В зацитированном до дыр эссе о поэзии Евгения Борисовича Бродский восхищался богатством и разнообразием того «сора», из коего, по слову Ахматовой, растут эти стихи. Восхищался и тем, что автор «к сору своей жизни относится с той замечательной смесью отвращения и благоговения, которая выдаёт в нём не столько даже реалиста или натуралиста, сколько именно метафизика». Сам Рейн неоднократно подчёркивал своё стремление к прозаизации стиха, вычленял её как один из наиболее важных и плодотворных векторов развития современной поэзии. Едва ли не общим местом рассуждений о Рейне является упоминание детальности и конкретности созданного им поэтического мира – зримости, вещности, тактильности, живописности etc. Вышеизложенное, похоже, затемняет метафизическую составляющую его стихов, на которую в первую очередь обращал внимание Бродский. Рейн продолжает оставаться одним из самых непрочитанных и недооценённых поэтов современности. Когда заходит речь о предпринятой им прозаизации стиха, внимание обращают на уникальные просодические находки, на метрические эксперименты, на приглушённую, неочевидную (но неимоверно убедительную) рифмовку. То есть попросту на вещи формальные.

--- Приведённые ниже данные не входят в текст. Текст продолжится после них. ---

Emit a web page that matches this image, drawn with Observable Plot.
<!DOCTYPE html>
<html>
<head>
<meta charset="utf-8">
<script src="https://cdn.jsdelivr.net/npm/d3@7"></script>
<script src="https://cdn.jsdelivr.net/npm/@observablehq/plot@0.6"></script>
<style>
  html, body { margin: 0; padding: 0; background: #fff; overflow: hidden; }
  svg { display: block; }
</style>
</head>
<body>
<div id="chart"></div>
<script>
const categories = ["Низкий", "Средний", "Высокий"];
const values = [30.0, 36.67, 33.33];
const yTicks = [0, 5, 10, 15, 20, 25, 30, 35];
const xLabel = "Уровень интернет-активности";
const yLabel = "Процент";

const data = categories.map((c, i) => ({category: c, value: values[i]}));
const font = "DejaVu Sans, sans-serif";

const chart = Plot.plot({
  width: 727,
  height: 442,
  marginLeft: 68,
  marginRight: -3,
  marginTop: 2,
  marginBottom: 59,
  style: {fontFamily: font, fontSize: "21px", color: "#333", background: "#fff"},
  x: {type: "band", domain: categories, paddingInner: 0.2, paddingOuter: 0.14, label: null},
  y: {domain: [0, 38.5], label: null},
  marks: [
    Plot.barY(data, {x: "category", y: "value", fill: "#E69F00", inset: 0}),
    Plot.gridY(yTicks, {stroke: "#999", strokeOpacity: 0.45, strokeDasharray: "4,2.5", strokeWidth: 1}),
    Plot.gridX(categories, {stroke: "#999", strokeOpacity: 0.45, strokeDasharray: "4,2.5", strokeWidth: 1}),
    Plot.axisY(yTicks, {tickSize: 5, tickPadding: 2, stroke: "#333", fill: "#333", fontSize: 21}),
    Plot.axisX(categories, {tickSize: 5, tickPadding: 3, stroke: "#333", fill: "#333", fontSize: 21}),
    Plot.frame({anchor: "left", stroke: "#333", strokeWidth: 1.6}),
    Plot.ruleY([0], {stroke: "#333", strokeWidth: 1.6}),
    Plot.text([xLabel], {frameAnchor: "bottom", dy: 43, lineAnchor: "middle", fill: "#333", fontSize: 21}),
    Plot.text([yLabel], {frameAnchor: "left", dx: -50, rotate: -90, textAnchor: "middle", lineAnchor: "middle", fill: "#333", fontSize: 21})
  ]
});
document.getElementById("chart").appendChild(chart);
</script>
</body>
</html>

Всяк стихотворец обречён на поиски адекватного адресата. Мандельштам грезил о провиденциальном собеседнике. Для неоклассика Бродского разговор с великими ушедшими более важен, нежели с живыми. Рейн тоже говорит с ушедшими, число которых с годами становится всё больше, но он каким-то непостижимым образом исхитряется даровать явившимся для дружеской беседы теням плоть и кровь, сделать их отсутствие – хотя бы на время разговора – не непоправимым. В его стихах наперекор стоической уверенности, что все рано или поздно встретятся за роковой чертой, живёт детская вера, что переезд через Лету не означает билета в один конец.
Для Рейна вещи и люди бесконечны. Они, даже ушедшие без возврата, продолжают существовать в каком-то ином временнóм измерении. Если у Бродского время, неизменно чреватое смертью, побеждается памятью и поэзией, то для Рейна поэзия является продолжением времени (то есть жизни) иными средствами. «Трагический элегизм» Рейна (определение Бродского) не в сосредоточенности на конечности жизни, любви, человеческих связей, а в игнорировании этой конечности.

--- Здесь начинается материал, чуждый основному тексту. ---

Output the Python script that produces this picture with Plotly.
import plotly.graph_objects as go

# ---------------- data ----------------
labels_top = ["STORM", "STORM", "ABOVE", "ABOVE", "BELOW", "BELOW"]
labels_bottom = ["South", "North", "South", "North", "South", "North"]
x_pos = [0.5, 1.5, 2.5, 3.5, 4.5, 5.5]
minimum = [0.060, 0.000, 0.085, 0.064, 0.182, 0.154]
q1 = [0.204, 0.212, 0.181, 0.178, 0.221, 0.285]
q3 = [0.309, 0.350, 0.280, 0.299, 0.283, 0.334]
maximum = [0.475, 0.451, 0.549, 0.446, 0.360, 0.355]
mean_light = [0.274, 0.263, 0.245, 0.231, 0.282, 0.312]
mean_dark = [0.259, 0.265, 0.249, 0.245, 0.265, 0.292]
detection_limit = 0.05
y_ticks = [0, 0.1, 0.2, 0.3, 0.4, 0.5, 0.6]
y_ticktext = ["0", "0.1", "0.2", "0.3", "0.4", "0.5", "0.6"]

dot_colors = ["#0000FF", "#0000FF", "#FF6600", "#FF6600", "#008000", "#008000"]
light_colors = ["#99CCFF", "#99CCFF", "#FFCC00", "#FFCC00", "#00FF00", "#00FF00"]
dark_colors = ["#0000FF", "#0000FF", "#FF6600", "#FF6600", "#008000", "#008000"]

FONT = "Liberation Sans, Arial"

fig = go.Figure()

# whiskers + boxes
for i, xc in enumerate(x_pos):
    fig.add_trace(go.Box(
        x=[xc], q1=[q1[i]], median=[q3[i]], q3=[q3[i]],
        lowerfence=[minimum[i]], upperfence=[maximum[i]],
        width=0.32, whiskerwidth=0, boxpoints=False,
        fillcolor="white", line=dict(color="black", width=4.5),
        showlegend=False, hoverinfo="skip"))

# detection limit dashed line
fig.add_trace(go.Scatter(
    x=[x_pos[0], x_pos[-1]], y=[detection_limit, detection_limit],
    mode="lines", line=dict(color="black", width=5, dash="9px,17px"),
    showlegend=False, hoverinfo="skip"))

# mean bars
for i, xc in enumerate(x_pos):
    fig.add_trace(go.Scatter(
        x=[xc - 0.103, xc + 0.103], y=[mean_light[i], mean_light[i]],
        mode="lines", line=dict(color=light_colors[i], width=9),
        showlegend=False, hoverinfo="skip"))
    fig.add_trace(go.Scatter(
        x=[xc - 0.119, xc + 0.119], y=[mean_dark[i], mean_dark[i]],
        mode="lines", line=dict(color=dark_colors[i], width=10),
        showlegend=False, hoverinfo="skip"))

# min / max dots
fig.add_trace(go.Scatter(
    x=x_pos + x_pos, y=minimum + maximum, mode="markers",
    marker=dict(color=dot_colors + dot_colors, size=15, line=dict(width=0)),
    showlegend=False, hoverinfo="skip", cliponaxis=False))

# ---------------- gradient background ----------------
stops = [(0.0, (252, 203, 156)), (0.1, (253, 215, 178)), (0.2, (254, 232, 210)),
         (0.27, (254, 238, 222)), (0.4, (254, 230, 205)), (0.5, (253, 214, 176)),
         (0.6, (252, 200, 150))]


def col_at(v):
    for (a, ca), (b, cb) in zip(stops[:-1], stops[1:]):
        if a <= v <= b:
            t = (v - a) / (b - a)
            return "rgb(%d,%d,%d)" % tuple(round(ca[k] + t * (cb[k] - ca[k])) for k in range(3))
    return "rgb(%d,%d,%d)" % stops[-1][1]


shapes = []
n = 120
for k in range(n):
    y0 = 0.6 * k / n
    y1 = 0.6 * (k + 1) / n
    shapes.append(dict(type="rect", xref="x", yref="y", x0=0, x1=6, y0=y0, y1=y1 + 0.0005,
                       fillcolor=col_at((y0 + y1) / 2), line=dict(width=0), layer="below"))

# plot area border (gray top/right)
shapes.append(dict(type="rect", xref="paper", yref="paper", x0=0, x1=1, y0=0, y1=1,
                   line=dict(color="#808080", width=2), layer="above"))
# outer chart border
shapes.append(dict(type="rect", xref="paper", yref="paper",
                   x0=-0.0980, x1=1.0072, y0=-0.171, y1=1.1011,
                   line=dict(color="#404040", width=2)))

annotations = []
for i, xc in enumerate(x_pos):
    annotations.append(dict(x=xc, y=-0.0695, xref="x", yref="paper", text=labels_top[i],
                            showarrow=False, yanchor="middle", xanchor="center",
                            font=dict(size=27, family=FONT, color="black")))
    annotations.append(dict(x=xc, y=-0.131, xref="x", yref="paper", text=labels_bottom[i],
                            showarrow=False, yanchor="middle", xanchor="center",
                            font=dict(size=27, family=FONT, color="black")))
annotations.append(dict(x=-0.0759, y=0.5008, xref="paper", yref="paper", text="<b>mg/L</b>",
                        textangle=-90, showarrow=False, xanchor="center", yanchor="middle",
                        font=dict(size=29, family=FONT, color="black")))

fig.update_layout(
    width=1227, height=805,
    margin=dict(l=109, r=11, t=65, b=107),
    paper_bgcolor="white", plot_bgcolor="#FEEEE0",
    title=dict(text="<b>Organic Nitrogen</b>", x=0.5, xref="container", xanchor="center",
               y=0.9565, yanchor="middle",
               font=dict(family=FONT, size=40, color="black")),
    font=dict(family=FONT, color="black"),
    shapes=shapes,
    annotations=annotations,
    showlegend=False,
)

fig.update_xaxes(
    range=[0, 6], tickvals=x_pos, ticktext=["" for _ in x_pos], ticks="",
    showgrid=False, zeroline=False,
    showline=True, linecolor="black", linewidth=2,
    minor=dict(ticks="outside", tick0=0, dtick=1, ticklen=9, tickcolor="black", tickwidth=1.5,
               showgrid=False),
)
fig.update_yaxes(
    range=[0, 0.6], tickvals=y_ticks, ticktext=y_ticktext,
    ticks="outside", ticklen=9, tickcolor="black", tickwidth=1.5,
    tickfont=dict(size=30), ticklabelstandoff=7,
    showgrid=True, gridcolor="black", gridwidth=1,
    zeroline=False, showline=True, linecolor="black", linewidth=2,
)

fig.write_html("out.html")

Позволю себе личное воспоминание. В 80-х, будучи студиозусом Литинститута, я получил от Евгения Борисовича самый, наверное, главный в своей жизни литературный совет: «Поэзия – дело одинокое, волчье». Удивительным образом Рейн, в советские годы «абсолютный рекордист» по непечатанию, не стремится сводить счёты со временем и страной: «Проклинать своё время? Но это последняя глупость». Подобно довлатовскому персонажу, он взирает на абсурд жизни с печальной, но понимающей и приемлющей улыбкой: «Вот ведь каким может быть человек!» У Рейна вообще неимоверно много общего с обаятельным и непутёвым alter ego Довлатова – пьяницей, аристократом духа, подтрунивающим над собой неудачником. Неслучайно ряд сюжетов довлатовской прозы позаимствован из рейновских изустных баек. Как и у Довлатова, в особой радужной атмосфере, присущей его говорению – и в стихах, и в прозе, самый унылый и безжалостный абсурд становится ещё более абсурдным. И оттого – менее страшным; по крайней мере не непереносимым:
…и затихает шум несносный
незабываемых обид.
Перефразируя Волошина, можно скаламбурить, что высшим достижением поэзии Евгения Рейна является сам Евгений Рейн – такой, каким он десятилетиями раскрывается перед нами в стихах и прозе. Как сам он подытожил в ноябре 2003 года в речи на вручении Пушкинской премии: «Вот эта реанимация уже умудрённой души, её способность снова и снова отзываться поэтически на дары жизни, оставаться неизменной после всех уроков бытия и достижений умствования – это и есть для меня важнейший пушкинский завет и наставление в собственном сочинительстве <…> Уроки существования, ошибки, грехи, потери были жестоки, утраты – необратимы и непоправимы. И только поэзия в пушкинском её понимании может дать и поэту, и читателю пусть позднее, но благодатное примирение, чувство отпущенного прегрешения…»
Sapienti sat!
Поздравляем Евгения Борисовича Рейна с 90-летием! Желаем крепкого здоровья, новых строк и благодарных читателей!